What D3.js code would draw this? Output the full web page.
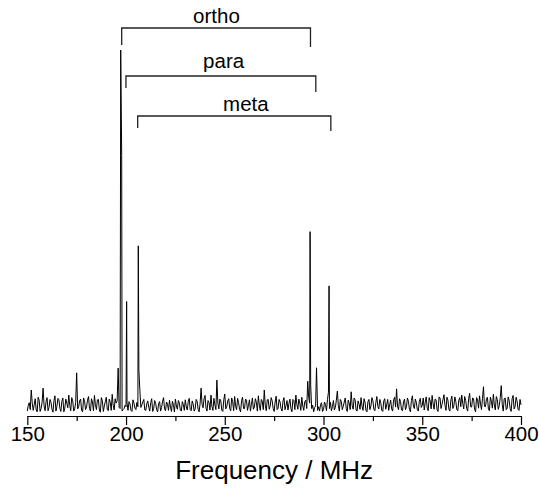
<!DOCTYPE html>
<html>
<head>
<meta charset="utf-8">
<script src="https://cdn.jsdelivr.net/npm/d3@7"></script>
<style>
    body { margin: 0; background: #fff; }
    text { font-family: "Liberation Sans", Arial, sans-serif; fill: #000; }
</style>
</head>
<body>
<svg id="spectrum"></svg>
<script>
// noise floor, one sample per MHz from 150 to 400
const noise = [
    0.8, 3.1, 6.6, 1.0, 4.2, 0.6, 3.8, 1.5, 7.1, 0.9,
    4.5, 1.8, 3.2, 0.5, 5.0, 2.1, 3.9, 0.7, 4.4, 1.6,
    3.0, 5.2, 0.9, 3.6, 1.4, 11.3, 2.0, 4.1, 0.6, 3.5,
    1.9, 4.8, 0.8, 3.3, 5.1, 1.2, 4.0, 0.5, 3.7, 2.2,
    4.6, 0.9, 3.2, 5.4, 1.1, 3.0, 12.6, 1.5, 0.8, 1.5,
    2.0, 1.0, 2.8, 0.7, 3.0, 1.2, 2.0, 6.5, 2.5, 4.0,
    1.0, 3.6, 0.8, 4.2, 1.5, 2.9, 0.6, 3.4, 1.8, 4.5,
    0.9, 2.7, 3.8, 0.7, 2.4, 4.1, 1.3, 3.0, 0.8, 2.6,
    3.9, 1.1, 4.3, 0.9, 2.8, 1.4, 3.5, 0.6, 7.1, 1.7,
    5.1, 0.8, 3.2, 5.2, 1.0, 2.5, 9.3, 1.4, 3.6, 0.7,
    5.5, 2.0, 4.2, 0.9, 3.4, 4.8, 1.2, 3.1, 0.6, 4.6,
    1.5, 3.8, 2.4, 0.8, 4.4, 1.9, 3.2, 5.0, 1.0, 3.5,
    6.6, 0.9, 4.0, 2.2, 3.6, 0.7, 4.9, 1.6, 3.3, 0.8,
    4.5, 2.3, 1.1, 4.1, 0.6, 3.7, 5.2, 1.3, 2.9, 4.6,
    1.0, 3.8, 9.0, 3.0, 1.5, 0.6, 2.2, 1.0, 0.8, 3.1,
    1.2, 2.6, 4.0, 1.5, 0.9, 3.7, 1.8, 6.3, 0.8, 3.5,
    2.1, 4.4, 0.7, 3.0, 6.1, 1.3, 3.9, 0.8, 2.7, 4.5,
    1.0, 3.3, 0.6, 4.0, 2.2, 3.6, 0.9, 4.8, 1.4, 3.1,
    0.7, 4.2, 2.5, 1.0, 3.8, 0.8, 4.6, 6.9, 1.2, 3.4,
    0.9, 4.1, 2.0, 3.5, 0.6, 5.0, 1.5, 3.2, 0.8, 4.3,
    2.4, 1.1, 4.7, 0.9, 3.6, 5.1, 1.3, 3.9, 0.7, 4.4,
    2.6, 5.3, 1.0, 3.8, 0.8, 4.9, 2.2, 3.4, 0.9, 4.5,
    5.2, 1.4, 3.7, 0.8, 5.7, 1.9, 4.2, 0.6, 3.9, 5.0,
    1.2, 7.5, 2.0, 4.6, 0.9, 3.5, 5.4, 1.1, 4.0, 2.3,
    7.8, 0.8, 4.4, 1.6, 3.7, 0.7, 5.1, 2.0, 3.6, 1.0,
    2.5
]
const noiseStart = 150

// in-between samples at 150.5, 151.5 ... 399.5 (null where a line sits)
const noiseHalf = [
    2.4, 1.2, 3.0, 2.6, 1.1, 4.6, 0.7, 3.3, 2.2, 3.4,
    0.9, 4.0, 1.3, 3.7, 0.8, 4.3, 1.6, 3.5, 0.6, 4.1,
    1.7, 2.3, 4.5, 0.8, 3.2, 1.4, 3.6, 1.0, 4.4, 1.2,
    3.8, 1.5, 4.2, 0.9, 2.6, 3.9, 1.1, 4.5, 0.7, 3.4,
    1.3, 4.1, 1.0, 2.4, 4.2, 3.6, 1.8, null, 1.2, 2.4,
    3.0, 3.4, 1.0, 3.9, 1.6, 3.2, 12.0, 1.8, 3.3, 1.1,
    2.8, 1.9, 3.1, 0.7, 3.7, 1.2, 2.9, 0.8, 3.5, 1.4,
    3.3, 1.0, 1.9, 3.5, 0.6, 2.2, 3.7, 1.1, 3.4, 1.0,
    2.0, 3.4, 1.2, 3.6, 0.8, 4.0, 1.3, 2.9, 2.6, 4.2,
    1.6, 3.7, 1.1, 2.0, 4.3, 1.2, 3.0, 4.1, 1.0, 3.9,
    1.4, 3.6, 1.5, 4.4, 0.9, 2.1, 4.3, 1.3, 3.7, 1.5,
    4.1, 1.0, 3.9, 2.7, 1.3, 4.2, 0.8, 2.4, 4.0, 1.2,
    2.4, 3.9, 1.3, 4.5, 1.5, 3.3, 1.2, 4.0, 1.5, 3.6,
    1.2, 3.7, 2.9, 1.5, 4.0, 1.2, 2.6, 4.1, 1.0, 2.2,
    3.4, 1.5, 4.5, 8.0, 2.4, 1.8, null, 2.0, 2.6, 0.7,
    3.3, 0.9, 6.0, 3.2, 2.0, 1.1, 3.8, 2.3, 4.0, 1.2,
    3.3, 1.5, 3.8, 1.2, 2.4, 4.4, 1.1, 3.6, 1.3, 2.2,
    4.2, 1.0, 3.4, 1.2, 4.5, 1.3, 3.2, 2.1, 4.0, 1.0,
    3.6, 1.3, 4.0, 2.6, 1.4, 3.9, 1.9, 2.0, 4.2, 1.1,
    3.3, 1.2, 4.4, 1.3, 3.7, 2.2, 4.1, 1.2, 3.5, 1.8,
    4.4, 3.2, 1.6, 4.5, 1.4, 2.8, 4.1, 1.2, 4.7, 1.5,
    4.0, 2.4, 4.6, 1.3, 3.9, 1.5, 4.7, 1.2, 3.8, 2.0,
    2.9, 4.8, 1.5, 4.3, 2.0, 4.4, 1.3, 4.5, 1.6, 2.7,
    4.3, 2.1, 4.1, 1.4, 4.6, 1.6, 2.5, 4.8, 1.3, 4.5,
    2.6, 4.2, 1.2, 4.7, 1.5, 4.2, 1.4, 4.6, 1.3, 4.0
]

// resonance lines: frequency (MHz), intensity
const peakFreqs = [197.3, 197.8, 200.3, 206.2, 293.2, 296.45, 302.8]
const peakHeights = [100, 71, 30.9, 46.2, 50.1, 12.7, 35.2]

// assignment brackets
const bracketNames = ["ortho", "para", "meta"]
const bracketFrom = [197.8, 199.95, 205.9]
const bracketTo = [293.4, 296.1, 303.7]
const bracketLabelAt = [245.8, 249.4, 260.7]

const majorTicks = [150, 200, 250, 300, 350, 400]
const minorTicks = [175, 225, 275, 325, 375]
const xTitle = "Frequency / MHz"

const chart = { width: 539, height: 494 }
const plot = { left: 27.3, right: 521, axisY: 416, base: 414, top: 50 }
// vertical layout of the brackets: line, left leg end, right leg end, label baseline
const bracketLayout = [
    { y: 28, left: 45, right: 47, text: 23 },
    { y: 76, left: 88, right: 92, text: 68 },
    { y: 116, left: 128, right: 131, text: 111 }
]

const svg = d3.select("#spectrum")
    .attr("width", chart.width)
    .attr("height", chart.height)

const x = d3.scaleLinear()
    .domain([150, 400])
    .range([plot.left, plot.right])

const y = d3.scaleLinear()
    .domain([0, 100])
    .range([plot.base, plot.top])

let points = noise.map((v, i) => ({ f: noiseStart + i, v: v }))
noiseHalf.forEach((v, i) => {
    if (v !== null) points.push({ f: noiseStart + i + 0.5, v: v })
})
peakFreqs.forEach((f, i) => points.push({ f: f, v: peakHeights[i] }))
points.sort((a, b) => a.f - b.f)

svg.append("path")
    .datum(points)
    .attr("fill", "none")
    .attr("stroke", "#000")
    .attr("stroke-width", 1)
    .attr("d", d3.line()
        .x(d => x(d.f))
        .y(d => y(d.v))
    )

// axis
const xAxis = svg.append("g")
    .attr("transform", "translate(0," + plot.axisY + ")")
    .call(d3.axisBottom(x)
        .tickValues(majorTicks)
        .tickSizeInner(9)
        .tickSizeOuter(0)
        .tickPadding(1.5)
        .tickFormat(d3.format("d")))

xAxis.select(".domain").attr("stroke", "#000").attr("stroke-width", 1.2)
xAxis.selectAll(".tick line").attr("stroke", "#000").attr("stroke-width", 1.2)
xAxis.selectAll(".tick text")
    .attr("font-size", 20.5)
    .attr("font-family", "'Liberation Sans', Arial, sans-serif")
    .attr("fill", "#000")

const minorAxis = svg.append("g")
    .attr("transform", "translate(0," + plot.axisY + ")")
    .call(d3.axisBottom(x)
        .tickValues(minorTicks)
        .tickSizeInner(5)
        .tickSizeOuter(0)
        .tickFormat(""))
minorAxis.select(".domain").remove()
minorAxis.selectAll(".tick line").attr("stroke", "#000").attr("stroke-width", 1.2)

svg.append("text")
    .attr("x", (plot.left + plot.right) / 2)
    .attr("y", 479)
    .attr("text-anchor", "middle")
    .attr("font-size", 26)
    .text(xTitle)

// brackets
bracketNames.forEach((name, i) => {
    const L = bracketLayout[i]
    const x0 = x(bracketFrom[i])
    const x1 = x(bracketTo[i])
    svg.append("path")
        .attr("fill", "none")
        .attr("stroke", "#222")
        .attr("stroke-width", 1.3)
        .attr("d", "M" + x0 + "," + L.left + "V" + L.y + "H" + x1 + "V" + L.right)
    svg.append("text")
        .attr("x", x(bracketLabelAt[i]))
        .attr("y", L.text)
        .attr("text-anchor", "middle")
        .attr("font-size", 20.5)
        .text(name)
})
</script>
</body>
</html>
:::::
Objective: Transcribe exactly, with no pictures, the lines running from the first line of the material through the line holding "const noiseStart = 150".

Finished answer:
What D3.js code would draw this? Output the full web page.
<!DOCTYPE html>
<html>
<head>
<meta charset="utf-8">
<script src="https://cdn.jsdelivr.net/npm/d3@7"></script>
<style>
    body { margin: 0; background: #fff; }
    text { font-family: "Liberation Sans", Arial, sans-serif; fill: #000; }
</style>
</head>
<body>
<svg id="spectrum"></svg>
<script>
// noise floor, one sample per MHz from 150 to 400
const noise = [
    0.8, 3.1, 6.6, 1.0, 4.2, 0.6, 3.8, 1.5, 7.1, 0.9,
    4.5, 1.8, 3.2, 0.5, 5.0, 2.1, 3.9, 0.7, 4.4, 1.6,
    3.0, 5.2, 0.9, 3.6, 1.4, 11.3, 2.0, 4.1, 0.6, 3.5,
    1.9, 4.8, 0.8, 3.3, 5.1, 1.2, 4.0, 0.5, 3.7, 2.2,
    4.6, 0.9, 3.2, 5.4, 1.1, 3.0, 12.6, 1.5, 0.8, 1.5,
    2.0, 1.0, 2.8, 0.7, 3.0, 1.2, 2.0, 6.5, 2.5, 4.0,
    1.0, 3.6, 0.8, 4.2, 1.5, 2.9, 0.6, 3.4, 1.8, 4.5,
    0.9, 2.7, 3.8, 0.7, 2.4, 4.1, 1.3, 3.0, 0.8, 2.6,
    3.9, 1.1, 4.3, 0.9, 2.8, 1.4, 3.5, 0.6, 7.1, 1.7,
    5.1, 0.8, 3.2, 5.2, 1.0, 2.5, 9.3, 1.4, 3.6, 0.7,
    5.5, 2.0, 4.2, 0.9, 3.4, 4.8, 1.2, 3.1, 0.6, 4.6,
    1.5, 3.8, 2.4, 0.8, 4.4, 1.9, 3.2, 5.0, 1.0, 3.5,
    6.6, 0.9, 4.0, 2.2, 3.6, 0.7, 4.9, 1.6, 3.3, 0.8,
    4.5, 2.3, 1.1, 4.1, 0.6, 3.7, 5.2, 1.3, 2.9, 4.6,
    1.0, 3.8, 9.0, 3.0, 1.5, 0.6, 2.2, 1.0, 0.8, 3.1,
    1.2, 2.6, 4.0, 1.5, 0.9, 3.7, 1.8, 6.3, 0.8, 3.5,
    2.1, 4.4, 0.7, 3.0, 6.1, 1.3, 3.9, 0.8, 2.7, 4.5,
    1.0, 3.3, 0.6, 4.0, 2.2, 3.6, 0.9, 4.8, 1.4, 3.1,
    0.7, 4.2, 2.5, 1.0, 3.8, 0.8, 4.6, 6.9, 1.2, 3.4,
    0.9, 4.1, 2.0, 3.5, 0.6, 5.0, 1.5, 3.2, 0.8, 4.3,
    2.4, 1.1, 4.7, 0.9, 3.6, 5.1, 1.3, 3.9, 0.7, 4.4,
    2.6, 5.3, 1.0, 3.8, 0.8, 4.9, 2.2, 3.4, 0.9, 4.5,
    5.2, 1.4, 3.7, 0.8, 5.7, 1.9, 4.2, 0.6, 3.9, 5.0,
    1.2, 7.5, 2.0, 4.6, 0.9, 3.5, 5.4, 1.1, 4.0, 2.3,
    7.8, 0.8, 4.4, 1.6, 3.7, 0.7, 5.1, 2.0, 3.6, 1.0,
    2.5
]
const noiseStart = 150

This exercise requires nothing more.